TASK TO COMPLETE —
Leave out the pictures and print precisely the lines from the line with "Output the LaTeX" to the final line of the entries, both ends included.

-------- DATA SHOWN --------

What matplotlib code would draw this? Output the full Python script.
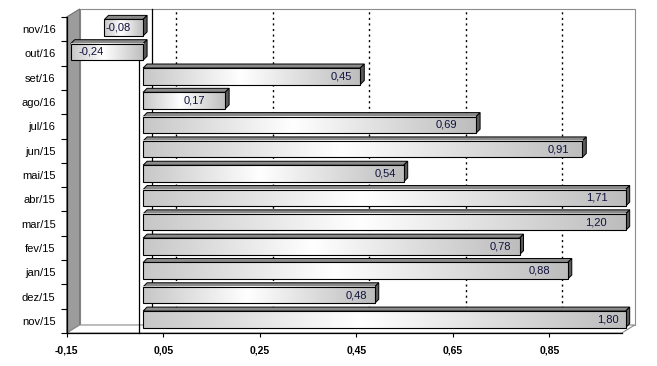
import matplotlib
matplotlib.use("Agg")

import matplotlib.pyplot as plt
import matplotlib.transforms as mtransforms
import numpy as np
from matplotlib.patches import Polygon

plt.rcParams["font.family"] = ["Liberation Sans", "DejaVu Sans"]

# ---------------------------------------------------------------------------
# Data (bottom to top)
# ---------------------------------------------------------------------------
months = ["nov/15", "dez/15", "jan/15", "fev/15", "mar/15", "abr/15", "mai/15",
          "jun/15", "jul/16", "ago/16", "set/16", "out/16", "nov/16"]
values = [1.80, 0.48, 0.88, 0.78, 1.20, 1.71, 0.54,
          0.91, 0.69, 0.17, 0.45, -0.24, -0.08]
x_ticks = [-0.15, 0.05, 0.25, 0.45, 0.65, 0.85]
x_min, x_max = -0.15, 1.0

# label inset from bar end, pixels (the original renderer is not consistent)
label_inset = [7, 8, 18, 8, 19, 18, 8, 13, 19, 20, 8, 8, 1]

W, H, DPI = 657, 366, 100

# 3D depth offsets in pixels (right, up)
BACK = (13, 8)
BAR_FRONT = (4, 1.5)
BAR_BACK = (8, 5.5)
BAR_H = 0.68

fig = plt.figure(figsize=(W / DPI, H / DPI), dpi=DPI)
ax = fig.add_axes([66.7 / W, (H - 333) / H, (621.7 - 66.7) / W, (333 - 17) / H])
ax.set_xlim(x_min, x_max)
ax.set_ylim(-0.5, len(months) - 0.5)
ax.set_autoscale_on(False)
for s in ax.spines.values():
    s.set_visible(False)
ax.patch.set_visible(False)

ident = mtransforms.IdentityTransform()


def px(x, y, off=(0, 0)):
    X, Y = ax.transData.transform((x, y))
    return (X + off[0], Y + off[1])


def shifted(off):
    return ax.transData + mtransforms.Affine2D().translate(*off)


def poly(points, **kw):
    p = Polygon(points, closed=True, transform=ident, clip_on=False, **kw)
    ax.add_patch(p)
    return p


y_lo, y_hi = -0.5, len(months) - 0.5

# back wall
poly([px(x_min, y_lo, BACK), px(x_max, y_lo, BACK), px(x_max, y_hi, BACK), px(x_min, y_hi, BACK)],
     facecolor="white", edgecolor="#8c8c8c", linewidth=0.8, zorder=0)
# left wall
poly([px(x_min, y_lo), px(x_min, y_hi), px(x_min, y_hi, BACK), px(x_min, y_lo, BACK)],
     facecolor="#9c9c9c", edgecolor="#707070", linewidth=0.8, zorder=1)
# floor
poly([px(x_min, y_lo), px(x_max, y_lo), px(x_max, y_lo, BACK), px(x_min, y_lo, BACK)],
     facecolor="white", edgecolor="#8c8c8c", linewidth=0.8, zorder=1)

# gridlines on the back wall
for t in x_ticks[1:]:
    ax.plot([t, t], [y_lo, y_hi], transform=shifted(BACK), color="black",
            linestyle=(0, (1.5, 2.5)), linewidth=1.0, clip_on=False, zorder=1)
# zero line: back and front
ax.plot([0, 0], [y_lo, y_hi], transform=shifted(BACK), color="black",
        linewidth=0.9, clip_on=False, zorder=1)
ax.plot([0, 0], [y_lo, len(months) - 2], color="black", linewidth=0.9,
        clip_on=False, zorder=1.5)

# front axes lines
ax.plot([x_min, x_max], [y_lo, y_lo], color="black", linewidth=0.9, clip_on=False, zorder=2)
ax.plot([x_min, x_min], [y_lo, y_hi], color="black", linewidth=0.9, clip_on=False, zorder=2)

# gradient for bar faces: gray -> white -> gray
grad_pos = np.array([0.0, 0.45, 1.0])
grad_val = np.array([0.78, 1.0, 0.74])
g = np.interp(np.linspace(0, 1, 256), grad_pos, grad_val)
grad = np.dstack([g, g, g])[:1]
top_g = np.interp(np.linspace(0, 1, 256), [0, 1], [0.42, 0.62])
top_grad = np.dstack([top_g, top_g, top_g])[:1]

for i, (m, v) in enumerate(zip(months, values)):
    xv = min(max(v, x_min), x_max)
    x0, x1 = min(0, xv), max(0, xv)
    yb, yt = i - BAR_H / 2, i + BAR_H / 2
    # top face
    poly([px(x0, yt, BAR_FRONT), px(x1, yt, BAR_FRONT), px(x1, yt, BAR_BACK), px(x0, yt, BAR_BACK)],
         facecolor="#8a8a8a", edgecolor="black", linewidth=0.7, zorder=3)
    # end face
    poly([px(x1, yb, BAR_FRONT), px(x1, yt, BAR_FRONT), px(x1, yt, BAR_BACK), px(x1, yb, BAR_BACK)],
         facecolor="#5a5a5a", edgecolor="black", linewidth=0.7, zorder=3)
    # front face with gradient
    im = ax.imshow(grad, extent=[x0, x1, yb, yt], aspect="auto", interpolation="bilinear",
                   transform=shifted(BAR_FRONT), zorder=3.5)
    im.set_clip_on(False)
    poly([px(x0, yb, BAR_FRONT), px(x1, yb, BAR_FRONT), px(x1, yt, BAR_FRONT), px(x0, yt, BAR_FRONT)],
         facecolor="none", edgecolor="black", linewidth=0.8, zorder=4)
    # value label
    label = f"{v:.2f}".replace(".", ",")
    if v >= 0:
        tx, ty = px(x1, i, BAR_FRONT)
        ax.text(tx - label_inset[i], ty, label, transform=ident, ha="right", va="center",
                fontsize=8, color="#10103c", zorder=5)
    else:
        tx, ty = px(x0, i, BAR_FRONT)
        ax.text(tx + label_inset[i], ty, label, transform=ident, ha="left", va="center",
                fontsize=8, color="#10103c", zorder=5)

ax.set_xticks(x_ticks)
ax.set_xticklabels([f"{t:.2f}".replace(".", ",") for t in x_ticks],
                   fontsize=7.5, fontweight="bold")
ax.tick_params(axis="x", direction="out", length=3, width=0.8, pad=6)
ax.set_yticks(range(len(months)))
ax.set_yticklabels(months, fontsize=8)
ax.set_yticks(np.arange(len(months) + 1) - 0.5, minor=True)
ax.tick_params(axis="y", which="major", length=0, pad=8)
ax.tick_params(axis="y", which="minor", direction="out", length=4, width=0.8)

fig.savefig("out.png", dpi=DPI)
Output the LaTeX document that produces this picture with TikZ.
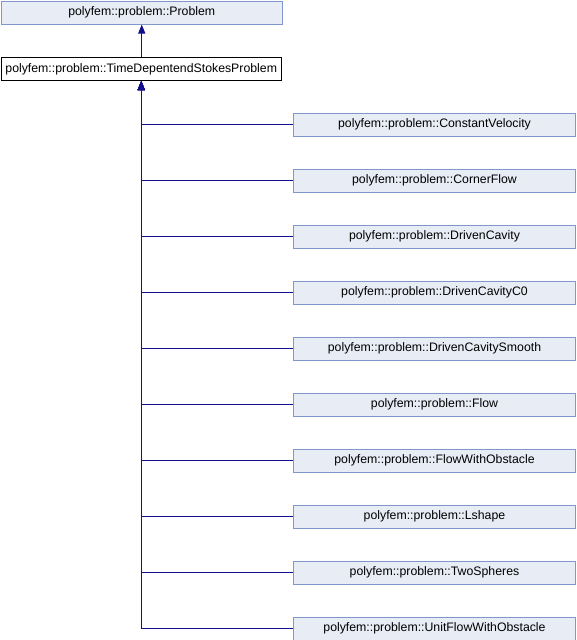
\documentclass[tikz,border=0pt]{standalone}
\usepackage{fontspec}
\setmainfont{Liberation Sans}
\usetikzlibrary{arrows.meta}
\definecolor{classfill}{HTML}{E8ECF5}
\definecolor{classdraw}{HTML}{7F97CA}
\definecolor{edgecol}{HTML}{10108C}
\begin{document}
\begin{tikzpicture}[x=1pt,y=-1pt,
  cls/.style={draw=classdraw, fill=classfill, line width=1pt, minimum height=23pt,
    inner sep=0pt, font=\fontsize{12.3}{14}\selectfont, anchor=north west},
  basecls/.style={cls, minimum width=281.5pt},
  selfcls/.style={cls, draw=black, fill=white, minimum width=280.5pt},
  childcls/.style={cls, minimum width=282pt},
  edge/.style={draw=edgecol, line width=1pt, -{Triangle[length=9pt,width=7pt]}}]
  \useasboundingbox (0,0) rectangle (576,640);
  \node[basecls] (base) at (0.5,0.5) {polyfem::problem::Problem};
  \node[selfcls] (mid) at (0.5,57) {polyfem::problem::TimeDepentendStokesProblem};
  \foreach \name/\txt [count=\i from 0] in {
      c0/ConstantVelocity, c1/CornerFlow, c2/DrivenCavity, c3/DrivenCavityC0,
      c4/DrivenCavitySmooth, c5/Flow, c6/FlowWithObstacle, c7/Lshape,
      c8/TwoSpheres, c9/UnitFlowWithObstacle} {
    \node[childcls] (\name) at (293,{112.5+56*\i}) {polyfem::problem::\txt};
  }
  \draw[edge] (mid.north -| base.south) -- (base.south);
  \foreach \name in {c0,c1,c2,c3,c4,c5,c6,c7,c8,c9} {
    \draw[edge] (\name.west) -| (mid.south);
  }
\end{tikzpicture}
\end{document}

--------

EXPECTED ANSWER —
Output the LaTeX document that produces this picture with TikZ.
\documentclass[tikz,border=0pt]{standalone}
\usepackage{fontspec}
\setmainfont{Liberation Sans}
\usetikzlibrary{arrows.meta}
\definecolor{classfill}{HTML}{E8ECF5}
\definecolor{classdraw}{HTML}{7F97CA}
\definecolor{edgecol}{HTML}{10108C}
\begin{document}
\begin{tikzpicture}[x=1pt,y=-1pt,
  cls/.style={draw=classdraw, fill=classfill, line width=1pt, minimum height=23pt,
    inner sep=0pt, font=\fontsize{12.3}{14}\selectfont, anchor=north west},
  basecls/.style={cls, minimum width=281.5pt},
  selfcls/.style={cls, draw=black, fill=white, minimum width=280.5pt},
  childcls/.style={cls, minimum width=282pt},
  edge/.style={draw=edgecol, line width=1pt, -{Triangle[length=9pt,width=7pt]}}]
  \useasboundingbox (0,0) rectangle (576,640);
  \node[basecls] (base) at (0.5,0.5) {polyfem::problem::Problem};
  \node[selfcls] (mid) at (0.5,57) {polyfem::problem::TimeDepentendStokesProblem};
  \foreach \name/\txt [count=\i from 0] in {
      c0/ConstantVelocity, c1/CornerFlow, c2/DrivenCavity, c3/DrivenCavityC0,
      c4/DrivenCavitySmooth, c5/Flow, c6/FlowWithObstacle, c7/Lshape,
      c8/TwoSpheres, c9/UnitFlowWithObstacle} {
    \node[childcls] (\name) at (293,{112.5+56*\i}) {polyfem::problem::\txt};
  }
  \draw[edge] (mid.north -| base.south) -- (base.south);
  \foreach \name in {c0,c1,c2,c3,c4,c5,c6,c7,c8,c9} {
    \draw[edge] (\name.west) -| (mid.south);
  }
\end{tikzpicture}
\end{document}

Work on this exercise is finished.